A la mañana siguiente firmaron el finiquito y por la tarde se despidieron de los jugadores en la Ciudad Deportiva. Griguol se comportó como un caballero, comprensivo y agradable. Sin una mala palabra. Reconoció que llegaron a un acuerdo en una reunión donde no corrió la sangre y, como otros muchos antes, pareció haberse quitado un gran peso de encima. Confesó que se iba a Miami a descansar unos días, sin saber que aún tendría que esperar dos semanas antes de firmar el finiquito. Fue en ese momento cuando adquirieron plena vigencia las palabras pronunciadas por su ayudante, Gabriel Perrone (que, además, era su yerno), el día que los echaron. Dijo: "Han sido siete meses de mentiras; ustedes saben lo que hay acá".
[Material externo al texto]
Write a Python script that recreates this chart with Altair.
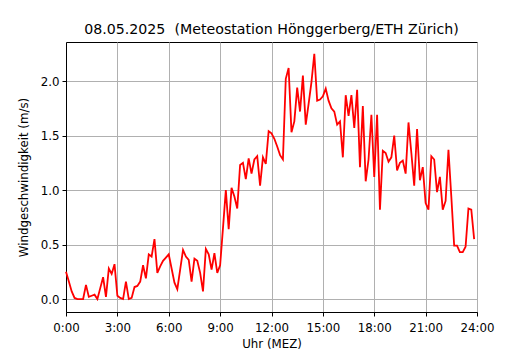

Años más tarde también entrenó al Real Betis su pupilo Héctor Cúper. En la campaña 2007/08, y tampoco esta vez fueron bien las cosas. Como a su tutor, lo despidieron a mediados de temporada. También se fue sin ruido, pero sin conocerle ninguna corbata tan especial como aquella que mostró Carlos Timoteo Griguol la noche en que el Betis le dobló el brazo al Valencia. Esa de las pelotas blancas que fue toda una invocación a la ternura y las emociones.